Another Earth Just 12 Light-Years Away?
Sunlike star. Tau Ceti is so close to us that it's visible to the naked eye.
Credit: Mikko Tuomi/University of Hertfordshire
Astronomers have discovered what may be five planets orbiting Tau
Ceti, the closest single star beyond our solar system whose temperature
and luminosity
nearly match the sun's. If the planets are there, one of them is
about the right distance from the star to sport mild temperatures,
oceans of liquid water,
and even life. Don't pack your bags just yet, though: The discovery
still needs to be confirmed.
Tau Ceti is only 12 light-years from Earth, just three times as far
as our sun's nearest stellar neighbor, Alpha Centauri. Tau Ceti
resembles the sun so
much that astronomer Frank Drake, who has long sought radio signals
from possible extraterrestrial civilizations, made it his first target
back in 1960.
Unlike most stars, which are faint, cool, and small, Tau Ceti is a
bright G-type yellow main-sequence star like the sun, a trait that only
one in 25 stars
boasts. Moreover, unlike Alpha Centauri, which also harbors a G-type
star and
even a planet, Tau Ceti is single, so there's no second star
in the system whose gravity could yank planets away.
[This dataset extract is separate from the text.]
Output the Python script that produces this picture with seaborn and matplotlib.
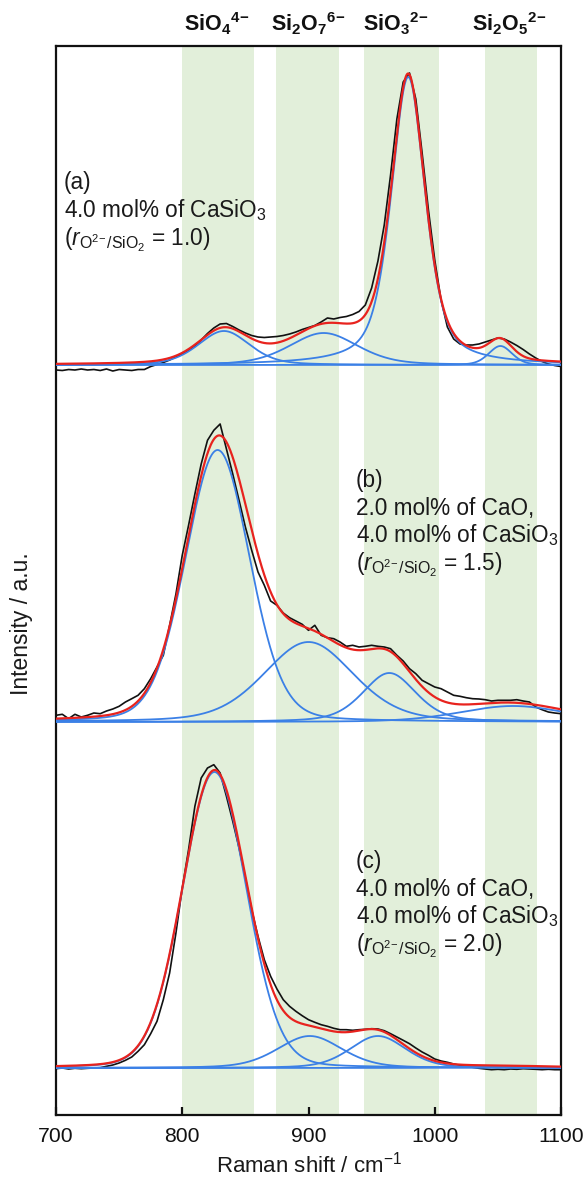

Astronomer Mikko Tuomi of the University of Hertfordshire in the
United Kingdom and his colleagues analyzed more than 6000 observations
of Tau Ceti from
telescopes in Chile, Australia, and Hawaii. As the researchers will
report in
Astronomy & Astrophysics, slight changes in Tau Ceti's motion
through space suggest that the star may be responding to gravitational tugs from
five planets that are only about two to seven times as massive as Earth.
If that's right, all five planets lie closer to their star than Mars
does to ours; however, Tau Ceti emits only 45% as much light as the
sun, so each
planet receives less warmth than a planet would at the same distance
from our sun. Tau Ceti's three innermost planets—designated b, c, and
d—are
probably too hot to support life, being so close to the star that
they require only 14, 35, and 94 days to complete an orbit
. The farthest
of the three, d, is about as close to Tau Ceti as Mercury is to the sun.
It's the fourth planet—planet e—that the scientists suggest might be
another life-bearing world, even though it's about four times as
massive as
Earth. If you lived there, you'd see a yellow sun in the sky, but
your year would last just 168 days. That's because Tau Ceti e lies
somewhat closer to its
star than Venus does to the sun and thus revolves faster than Earth.
The fifth and outermost planet, designated Tau Ceti f, completes an
orbit every 640
days and is slightly closer to its star than Mars is to the sun.
However, Tuomi's team warns that disturbances on the star itself,
rather than orbiting planets, may be producing the small velocity
changes in Tau Ceti.
"They're really digging deep into the noise here," says Sara Seager,
an astronomer at the Massachusetts Institute of Technology in Cambridge
who was not
part of the team. "The [astronomical] community is going to find it
hard to accept planet discoveries from signals so deeply embedded in
noise."
"They're pushing the envelope," says Gregory Laughlin, an astronomer
at the University of California, Santa Cruz. "Some or even many of
these planets could
go away. But I think that they've done absolutely the best job that
you can do, given the data." Laughlin says it's frustrating that the
most interesting
planets—small ones like Earth—are so challenging to detect: "You
have to get tons and tons and tons of velocity measurements over many
years, and
then you really, really have to take extreme care—as this Tuomi
et al. paper does—to get rid of all the systematic noise."
Team member Chris Tinney, an astronomer at the University of New
South Wales in Sydney, Australia, acknowledges the problem. "It's
certainly very
tantalizing evidence for potentially a very exciting planetary
system," Tinney says, but he adds that verifying the discovery may take
10 years, and the
scientists didn't want to wait that long. "We felt that the best
thing to do was to put the result out there and see if somebody can
either independently
confirm it or shoot it down."
If the planets exist, they orbit a star that's
about twice as old as our own, so a
suitable planet has had plenty of time to develop life much more advanced than
Homo sapiens. That may just explain why no one from Tau Ceti has
ever contacted beings as primitive as us.